National Letter Writing Month: Neal Allen Jr. ’40 Shares College Perspective Amid World War II

 

In 1945, while serving in the army during World War II, Neal Allen Jr. ’40, uncle of former U.S. Rep. Tom Allen ’67, wrote to President Kenneth C. M. Sills, who corresponded with many Bowdoin students and alumni serving in the military, reflecting on his Bowdoin education.

An excerpt:

“Like many other college men, the experience of the war and life in the armed forces have seemed to underscore the value of the things we mean when we speak of a liberal education. Certainly there is much room for improvement in our educational system ““ but I’m sure that it can come only with the strengthening and revitalizing of the liberal arts, and not in their abolition.” Read the entire letter.

The letter is shared here, with thanks to the George J. Mitchell Department of Special Collections & Archives, amid this third week of National Letter Writing Month.

 

 

3 thoughts on “National Letter Writing Month: Neal Allen Jr. ’40 Shares College Perspective Amid World War II

  1. Whitney Barnard

    Thanks for sharing the letter from Neal Allen ’40 to President Sills. I agree wholeheartedly with his sentiments about education. Would that the letter had been copied intact – a poignant reminder of how penmanship has gone into steep decline in a single generation, taking with it part of the unique personality of our communications.

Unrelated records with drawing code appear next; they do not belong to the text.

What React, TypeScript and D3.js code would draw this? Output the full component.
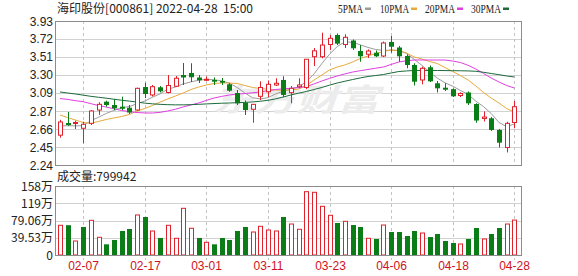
import React from "react";
import * as d3 from "d3";

const dates = [
  "01-26","01-27","01-28","02-07","02-08","02-09","02-10","02-11","02-14","02-15",
  "02-16","02-17","02-18","02-21","02-22","02-23","02-24","02-25","02-28","03-01",
  "03-02","03-03","03-04","03-07","03-08","03-09","03-10","03-11","03-14","03-15",
  "03-16","03-17","03-18","03-21","03-22","03-23","03-24","03-25","03-28","03-29",
  "03-30","03-31","04-01","04-06","04-07","04-08","04-11","04-12","04-13","04-14",
  "04-15","04-18","04-19","04-20","04-21","04-22","04-25","04-26","04-27","04-28",
];

const opens = [
  2.59, 2.733, 2.727, 2.671, 2.729, 2.885, 2.983, 2.944, 2.924, 2.912,
  2.885, 3.155, 3.062, 3.152, 3.091, 3.164, 3.296, 3.32, 3.267, 3.234,
  3.238, 3.226, 3.187, 3.085, 2.973, 2.894, 3.046, 3.1, 3.179, 3.238,
  3.089, 3.159, 3.15, 3.511, 3.511, 3.654, 3.766, 3.654, 3.701, 3.578,
  3.54, 3.558, 3.519, 3.684, 3.619, 3.519, 3.414, 3.238, 3.387, 3.199,
  3.147, 3.13, 3.056, 3.091, 2.956, 2.786, 2.788, 2.651, 2.445, 2.739,
];
const highs = [
  2.77, 2.862, 2.76, 2.748, 2.885, 2.976, 2.995, 3.015, 3.042, 2.944,
  3.147, 3.206, 3.179, 3.167, 3.296, 3.285, 3.437, 3.434, 3.296, 3.279,
  3.267, 3.261, 3.202, 3.12, 2.997, 2.952, 3.222, 3.232, 3.258, 3.281,
  3.167, 3.258, 3.481, 3.613, 3.793, 3.766, 3.783, 3.774, 3.713, 3.648,
  3.596, 3.584, 3.689, 3.754, 3.637, 3.539, 3.434, 3.394, 3.408, 3.226,
  3.199, 3.138, 3.093, 3.103, 2.964, 2.868, 2.803, 2.663, 2.748, 2.991,
];
const lows = [
  2.56, 2.7, 2.663, 2.495, 2.709, 2.827, 2.924, 2.885, 2.885, 2.839,
  2.874, 3.026, 3.044, 3.091, 3.081, 3.155, 3.179, 3.214, 3.202, 3.226,
  3.179, 3.179, 3.1, 2.944, 2.827, 2.736, 3.003, 3.038, 3.167, 3.038,
  2.964, 3.14, 3.132, 3.402, 3.492, 3.59, 3.648, 3.613, 3.59, 3.452,
  3.496, 3.507, 3.507, 3.558, 3.452, 3.375, 3.173, 3.187, 3.214, 3.091,
  3.108, 3.038, 3.038, 2.944, 2.736, 2.751, 2.639, 2.445, 2.387, 2.671,
];
const closes = [
  2.745, 2.709, 2.739, 2.718, 2.874, 2.952, 2.944, 2.906, 2.9, 2.856,
  3.14, 3.073, 3.159, 3.105, 3.173, 3.258, 3.267, 3.27, 3.234, 3.246,
  3.218, 3.206, 3.112, 2.964, 2.885, 2.952, 3.15, 3.187, 3.199, 3.062,
  3.14, 3.179, 3.481, 3.58, 3.648, 3.727, 3.664, 3.739, 3.61, 3.516,
  3.578, 3.516, 3.672, 3.628, 3.516, 3.414, 3.218, 3.375, 3.222, 3.14,
  3.124, 3.046, 3.079, 2.964, 2.762, 2.803, 2.651, 2.502, 2.729, 2.924,
];

// volume in 万
const volumes = [
  68.1, 68.3, 32.1, 64.2, 79.5, 40.6, 24.5, 34.4, 55.0, 59.6,
  91.7, 87.1, 55.0, 39.0, 68.1, 38.3, 107.0, 61.2, 39.0, 29.1,
  24.5, 39.0, 34.4, 55.0, 64.2, 52.7, 65.8, 57.3, 55.0, 87.1,
  71.0, 58.9, 145.1, 143.7, 111.6, 91.0, 73.3, 77.2, 68.7, 64.2,
  38.3, 36.7, 68.7, 52.7, 52.7, 43.5, 55.0, 50.4, 41.2, 48.1,
  32.1, 27.5, 25.2, 36.7, 61.9, 36.7, 48.1, 61.9, 71.0, 79.99,
];
// 1 = up day (red), 0 = down day (green) for the volume bars
const volumeUp = [
  1, 0, 1, 0, 1, 1, 0, 0, 0, 0,
  1, 0, 1, 0, 1, 1, 1, 1, 0, 1,
  0, 0, 0, 0, 0, 1, 1, 1, 1, 0,
  1, 1, 1, 1, 1, 1, 0, 1, 0, 0,
  1, 0, 1, 0, 0, 0, 0, 1, 0, 0,
  0, 0, 1, 0, 0, 1, 0, 0, 1, 1,
];

const ma5 = [
  2.7, 2.7, 2.7, 2.7, 2.76, 2.8, 2.845, 2.88, 2.915, 2.925,
  2.96, 2.99, 3.035, 3.075, 3.13, 3.155, 3.192, 3.215, 3.235, 3.245,
  3.24, 3.228, 3.2, 3.15, 3.085, 3.03, 3.015, 3.03, 3.075, 3.105,
  3.135, 3.155, 3.22, 3.31, 3.43, 3.54, 3.63, 3.685, 3.68, 3.65,
  3.62, 3.595, 3.585, 3.588, 3.582, 3.55, 3.48, 3.41, 3.33, 3.26,
  3.205, 3.165, 3.115, 3.068, 2.99, 2.925, 2.845, 2.74, 2.69, 2.722,
];
const ma10 = [
  2.827, 2.797, 2.768, 2.739, 2.729, 2.751, 2.774, 2.792, 2.809, 2.833,
  2.874, 2.903, 2.938, 2.979, 3.015, 3.05, 3.085, 3.126, 3.155, 3.179,
  3.197, 3.202, 3.202, 3.197, 3.173, 3.15, 3.138, 3.128, 3.12, 3.117,
  3.12, 3.132, 3.173, 3.238, 3.296, 3.355, 3.39, 3.414, 3.449, 3.49,
  3.519, 3.549, 3.572, 3.59, 3.584, 3.554, 3.508, 3.484, 3.455, 3.431,
  3.384, 3.337, 3.29, 3.238, 3.167, 3.091, 3.026, 2.968, 2.903, 2.862,
];
const ma20 = [
  3.02, 3.01, 2.995, 2.983, 2.96, 2.938, 2.92, 2.9, 2.88, 2.866,
  2.856, 2.851, 2.85, 2.858, 2.874, 2.895, 2.921, 2.945, 2.968, 2.998,
  3.026, 3.045, 3.062, 3.072, 3.079, 3.088, 3.097, 3.112, 3.126, 3.134,
  3.14, 3.148, 3.161, 3.192, 3.226, 3.257, 3.285, 3.309, 3.331, 3.347,
  3.361, 3.376, 3.39, 3.42, 3.449, 3.463, 3.472, 3.473, 3.472, 3.472,
  3.472, 3.46, 3.443, 3.41, 3.367, 3.315, 3.261, 3.215, 3.173, 3.144,
];
const ma30 = [
  3.097, 3.085, 3.073, 3.06, 3.046, 3.035, 3.024, 3.012, 3.0, 2.99,
  2.978, 2.966, 2.958, 2.952, 2.948, 2.946, 2.946, 2.948, 2.952, 2.957,
  2.961, 2.965, 2.968, 2.971, 2.975, 2.98, 2.988, 2.999, 3.016, 3.038,
  3.062, 3.083, 3.103, 3.126, 3.15, 3.177, 3.202, 3.223, 3.243, 3.262,
  3.279, 3.29, 3.302, 3.32, 3.337, 3.344, 3.349, 3.35, 3.35, 3.349,
  3.348, 3.347, 3.346, 3.344, 3.34, 3.328, 3.314, 3.3, 3.285, 3.273,
];

const priceTickValues = [3.93, 3.72, 3.51, 3.3, 3.09, 2.87, 2.66, 2.45, 2.24];
const priceTickLabels = ["3.93", "3.72", "3.51", "3.30", "3.09", "2.87", "2.66", "2.45", "2.24"];
const volumeTickValues = [158.12, 118.59, 79.06, 39.53, 0];
const volumeTickLabels = ["158万", "119万", "79.06万", "39.53万", "0"];
const dateTicks = ["02-07", "02-17", "03-01", "03-11", "03-23", "04-06", "04-18", "04-28"];

const titleText = "海印股份[000861] 2022-04-28  15:00";
const volumeTitle = "成交量:799942";
const maNames = ["5PMA", "10PMA", "20PMA", "30PMA"];

const RED = "#e0202a";
const GREEN = "#0b7d16";
const MA_COLORS = ["#9c9c9c", "#e8a93a", "#e03ee0", "#1c6a3c"];

const FONT = "'Liberation Sans', Arial, sans-serif";
const CJK = "'Noto Sans CJK SC', 'Liberation Sans', sans-serif";

export default function App() {
  const W = 578;
  const H = 276;
  const left = 55.5;
  const right = 521.5;
  const mainTop = 21;
  const mainBottom = 165;
  const volTop = 186;
  const volBottom = 255;

  const x = d3.scaleBand<string>().domain(dates).range([56.15, 518.15]).padding(0);
  const cx = (i: number) => Math.round((x(dates[i]) as number) + x.bandwidth() / 2);

  const y = d3.scaleLinear().domain([2.24, 3.93]).range([mainBottom, mainTop]);
  const yv = d3.scaleLinear().domain([0, 158.12]).range([volBottom, volTop]);

  const mas = [ma5, ma10, ma20, ma30];
  const line = d3
    .line<number>()
    .x((_, i) => (x(dates[i]) as number) + x.bandwidth() / 2)
    .y((d) => y(d))
    .curve(d3.curveLinear);

  const crisp = (v: number) => Math.round(v) + 0.5;

  return (
    <svg width={W} height={H} style={{ display: "block", position: "absolute", left: 0, top: 0 }}>
      <rect x={0} y={0} width={W} height={H} fill="#fff" />
      {/* title */}
      <text x={57} y={12.5} fontFamily={CJK} fontSize={12} fill="#222" textLength={196} lengthAdjust="spacingAndGlyphs" style={{ whiteSpace: "pre" }}>
        {titleText}
      </text>
      {/* legend */}
      {maNames.map((n, k) => {
        const lx = [338, 380, 425, 471][k];
        const lw = [25, 29, 30, 30][k];
        return (
          <g key={n}>
            <text x={lx} y={12.5} fontFamily="'Liberation Serif', serif" fontSize={11.5} fill="#222" textLength={lw} lengthAdjust="spacingAndGlyphs">
              {n}
            </text>
            <rect x={lx + lw + 2} y={7.5} width={6} height={2.5} fill={MA_COLORS[k]} />
          </g>
        );
      })}

      {/* main grid */}
      {priceTickValues.map((v, k) => (
        <g key={"pt" + k}>
          <line x1={left} x2={right} y1={crisp(y(v))} y2={crisp(y(v))} stroke="#d2d2d2" strokeWidth={1} />
          <text x={53} y={y(v) + 4.5} textAnchor="end" fontFamily={FONT} fontSize={12} fill="#222">
            {priceTickLabels[k]}
          </text>
        </g>
      ))}
      {dateTicks.map((d) => (
        <line key={"vg" + d} x1={cx(dates.indexOf(d)) + 0.5} x2={cx(dates.indexOf(d)) + 0.5} y1={mainTop} y2={mainBottom} stroke="#c4c4c4" strokeDasharray="3,3" />
      ))}

      {/* watermark */}
      <text x={213} y={111} fontFamily={CJK} fontWeight="bold" fontStyle="italic" fontSize={31} fill="#ececec" textLength={166} lengthAdjust="spacingAndGlyphs">
        东方财富
      </text>

      {/* MA lines */}
      {mas.map((m, k) => (
        <path key={"ma" + k} d={line(m) || ""} fill="none" stroke={MA_COLORS[k]} strokeWidth={1} />
      ))}

      {/* candles */}
      {dates.map((d, i) => {
        const o = opens[i];
        const c = closes[i];
        const up = c >= o;
        const col = up ? RED : GREEN;
        const xc = cx(i);
        const top = y(Math.max(o, c));
        const bot = y(Math.min(o, c));
        const h = Math.max(bot - top, 1);
        return (
          <g key={"c" + i}>
            <line x1={xc + 0.5} x2={xc + 0.5} y1={y(highs[i])} y2={y(lows[i])} stroke={col} strokeWidth={1} />
            {up ? (
              <rect x={xc - 1.5} y={top} width={4} height={h} fill="#fff" stroke={col} strokeWidth={1} />
            ) : (
              <rect x={xc - 2} y={top} width={5} height={h} fill={col} />
            )}
          </g>
        );
      })}

      {/* main border */}
      <rect x={left} y={mainTop + 0.5} width={right - left} height={mainBottom - mainTop} fill="none" stroke="#8c8c8c" strokeWidth={1} />

      {/* volume */}
      <text x={57} y={181} fontFamily={CJK} fontSize={12} fill="#222">
        {volumeTitle}
      </text>
      {volumeTickValues.map((v, k) => (
        <g key={"vt" + k}>
          <line x1={left} x2={right} y1={crisp(yv(v))} y2={crisp(yv(v))} stroke="#d2d2d2" strokeWidth={1} />
          <text x={53} y={yv(v) + 4.5} textAnchor="end" fontFamily={CJK} fontSize={12} fill="#222">
            {volumeTickLabels[k]}
          </text>
        </g>
      ))}
      {dateTicks.map((d) => (
        <line key={"vv" + d} x1={cx(dates.indexOf(d)) + 0.5} x2={cx(dates.indexOf(d)) + 0.5} y1={volTop} y2={volBottom + 5} stroke="#c4c4c4" strokeDasharray="3,3" />
      ))}
      {dates.map((d, i) => {
        const xc = cx(i);
        const top = yv(volumes[i]);
        const up = volumeUp[i] === 1;
        const col = up ? RED : GREEN;
        return up ? (
          <rect key={"v" + i} x={xc - 1.5} y={top} width={4} height={yv(0) - top} fill="#fff" stroke={col} strokeWidth={1} />
        ) : (
          <rect key={"v" + i} x={xc - 2} y={top} width={5} height={yv(0) - top + 0.5} fill={col} />
        );
      })}
      <rect x={left} y={volTop + 0.5} width={right - left} height={volBottom - volTop} fill="none" stroke="#8c8c8c" strokeWidth={1} />

      {/* date labels */}
      {dateTicks.map((d) => (
        <text key={"dl" + d} x={cx(dates.indexOf(d)) + 0.5} y={270} textAnchor="middle" fontFamily={FONT} fontSize={12} fill="#d0121b">
          {d}
        </text>
      ))}
    </svg>
  );
}
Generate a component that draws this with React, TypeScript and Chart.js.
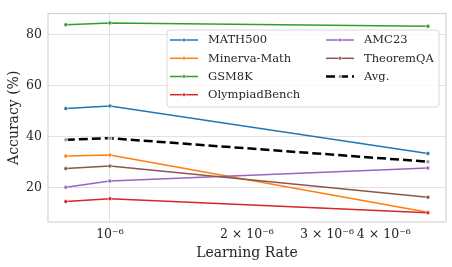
import React, { useEffect, useRef } from "react";
import { Chart, registerables } from "chart.js";

Chart.register(...registerables);

const learningRates = [8e-7, 1e-6, 5e-6];
const seriesNames = ["MATH500", "Minerva-Math", "GSM8K", "OlympiadBench", "AMC23", "TheoremQA", "Avg."];
const math500 = [51.0, 52.0, 33.4];
const minervaMath = [32.4, 32.8, 10.4];
const gsm8k = [83.8, 84.5, 83.2];
const olympiadBench = [14.6, 15.7, 10.2];
const amc23 = [20.2, 22.6, 27.7];
const theoremQA = [27.5, 28.5, 16.3];
const avgValues = [38.8, 39.4, 30.2];
const xTickValues = [1e-6, 2e-6, 3e-6, 4e-6];
const xTickLabels = ["10⁻⁶", "2 × 10⁻⁶", "3 × 10⁻⁶", "4 × 10⁻⁶"];
const yTickValues = [20, 40, 60, 80];
const seriesColors = ["#1f77b4", "#ff7f0e", "#2ca02c", "#d62728", "#9467bd", "#8c564b", "#000000"];

const FONT = "'DejaVu Serif', serif";
const TEXT = "#262626";
const GRID = "#e2e2e2";

const allSeries = [math500, minervaMath, gsm8k, olympiadBench, amc23, theoremQA, avgValues];

const framePlugin = {
  id: "frame",
  beforeDatasetsDraw(chart: any) {
    const { ctx, chartArea } = chart;
    ctx.save();
    ctx.strokeStyle = "#d4d4d4";
    ctx.lineWidth = 1.2;
    ctx.strokeRect(chartArea.left, chartArea.top, chartArea.right - chartArea.left, chartArea.bottom - chartArea.top);
    ctx.restore();
  },
};

const legendPlugin = {
  id: "customLegend",
  afterDatasetsDraw(chart: any) {
    const { ctx } = chart;
    ctx.save();
    const bx = 167, by = 30, bw = 272, bh = 77;
    ctx.beginPath();
    ctx.roundRect(bx, by, bw, bh, 3);
    ctx.fillStyle = "rgba(255,255,255,0.8)";
    ctx.fill();
    ctx.strokeStyle = "#d9d9d9";
    ctx.lineWidth = 1;
    ctx.stroke();
    const rows = [40, 58.3, 76.5, 94.7];
    const handleX = [170, 326];
    const textX = [208, 364];
    chart.data.datasets.forEach((ds: any, i: number) => {
      const col = Math.floor(i / 4);
      const row = i % 4;
      const y = rows[row];
      const x0 = handleX[col];
      ctx.beginPath();
      ctx.strokeStyle = ds.borderColor;
      ctx.lineWidth = ds.borderWidth;
      ctx.setLineDash(ds.borderDash || []);
      ctx.moveTo(x0, y);
      ctx.lineTo(x0 + 28, y);
      ctx.stroke();
      ctx.setLineDash([]);
      ctx.beginPath();
      ctx.arc(x0 + 14, y, 1.8, 0, Math.PI * 2);
      ctx.fillStyle = ds.pointBackgroundColor;
      ctx.fill();
      ctx.strokeStyle = "#ffffff";
      ctx.lineWidth = 0.6;
      ctx.stroke();
      ctx.fillStyle = TEXT;
      ctx.font = `11.5px ${FONT}`;
      ctx.textBaseline = "middle";
      ctx.textAlign = "left";
      ctx.fillText(ds.label, textX[col], y + 0.5);
    });
    ctx.restore();
  },
};

export default function App() {
  const canvasRef = useRef<HTMLCanvasElement | null>(null);

  useEffect(() => {
    document.body.style.margin = "0";
    const canvas = canvasRef.current;
    if (!canvas) return;
    const datasets = allSeries.map((vals, i) => {
      const isAvg = i === 6;
      return {
        label: seriesNames[i],
        data: vals.map((v, j) => ({ x: learningRates[j], y: v })),
        borderColor: seriesColors[i],
        backgroundColor: seriesColors[i],
        pointBackgroundColor: isAvg ? "#9a9a9a" : seriesColors[i],
        pointBorderColor: "#ffffff",
        pointBorderWidth: 0.6,
        pointRadius: 2,
        borderWidth: isAvg ? 2.5 : 1.5,
        borderDash: isAvg ? [9, 4] : undefined,
        tension: 0,
        fill: false,
        order: 6 - i,
      };
    });
    const chart = new Chart(canvas, {
      type: "line",
      data: { datasets },
      options: {
        animation: false,
        responsive: false,
        maintainAspectRatio: false,
        layout: { padding: { top: 5, right: 6, left: 0, bottom: 0 } },
        plugins: {
          legend: { display: false },
          tooltip: { enabled: false },
        },
        scales: {
          x: {
            type: "logarithmic",
            min: 7.31e-7,
            max: 5.48e-6,
            afterBuildTicks(scale: any) {
              scale.ticks = xTickValues.map((v) => ({ value: v }));
            },
            afterFit(scale: any) {
              scale.height = 45;
            },
            border: { display: false },
            grid: {
              drawTicks: false,
              color: (ctx: any) => (ctx.tick && ctx.tick.value === 1e-6 ? GRID : "rgba(0,0,0,0)"),
              lineWidth: 1,
            },
            ticks: {
              autoSkip: false,
              maxRotation: 0,
              padding: 5,
              color: TEXT,
              font: { family: FONT, size: 12.5 },
              callback: (value: any) => {
                const idx = xTickValues.findIndex((v) => Math.abs(v - Number(value)) < 1e-12);
                return idx >= 0 ? xTickLabels[idx] : "";
              },
            },
            title: {
              display: true,
              text: "Learning Rate",
              color: TEXT,
              font: { family: FONT, size: 14 },
              padding: { top: 0, bottom: 5 },
            },
          },
          y: {
            type: "linear",
            min: 6.6,
            max: 88.2,
            afterBuildTicks(scale: any) {
              scale.ticks = yTickValues.map((v) => ({ value: v }));
            },
            afterFit(scale: any) {
              scale.width = 48;
            },
            border: { display: false },
            grid: { drawTicks: false, color: GRID, lineWidth: 1 },
            ticks: {
              padding: 6,
              color: TEXT,
              font: { family: FONT, size: 12.5 },
              callback: (value: any) => String(value),
            },
            title: {
              display: true,
              text: "Accuracy (%)",
              color: TEXT,
              font: { family: FONT, size: 14 },
              padding: { top: 6, bottom: 0 },
            },
          },
        },
      },
      plugins: [framePlugin, legendPlugin],
    });
    return () => chart.destroy();
  }, []);

  return (
    <div style={{ position: "absolute", left: 0, top: 0, width: 452, height: 267, background: "#ffffff" }}>
      <canvas ref={canvasRef} width={452} height={267} style={{ width: 452, height: 267 }} />
    </div>
  );
}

  2. Peter H. Dragonas, "59

    Mr. Barnard’s second sentence brings into vivid focus the power of evolution when it comes to the written script. One semester of “Creative Writing” with Prof. Roy Greason continues to show the imnportance of writing as I contemplate the options of form. I personally believe that there is no “Neurolingistic” benefit greater than your own handwritten script. The permanent energy derived and transferred through the medium of the written word will hopefully “Withstand the Test of Time”. “Creative Writing” continues to have a prominent place in the Liberal Arts Curriculum.

  3. James Allen '99

    My grandfather was a very special person and seeing this today was quite a surprise. What’s also interesting is that it sounded as though the value of a liberal arts education was under debate at the time (same is true today).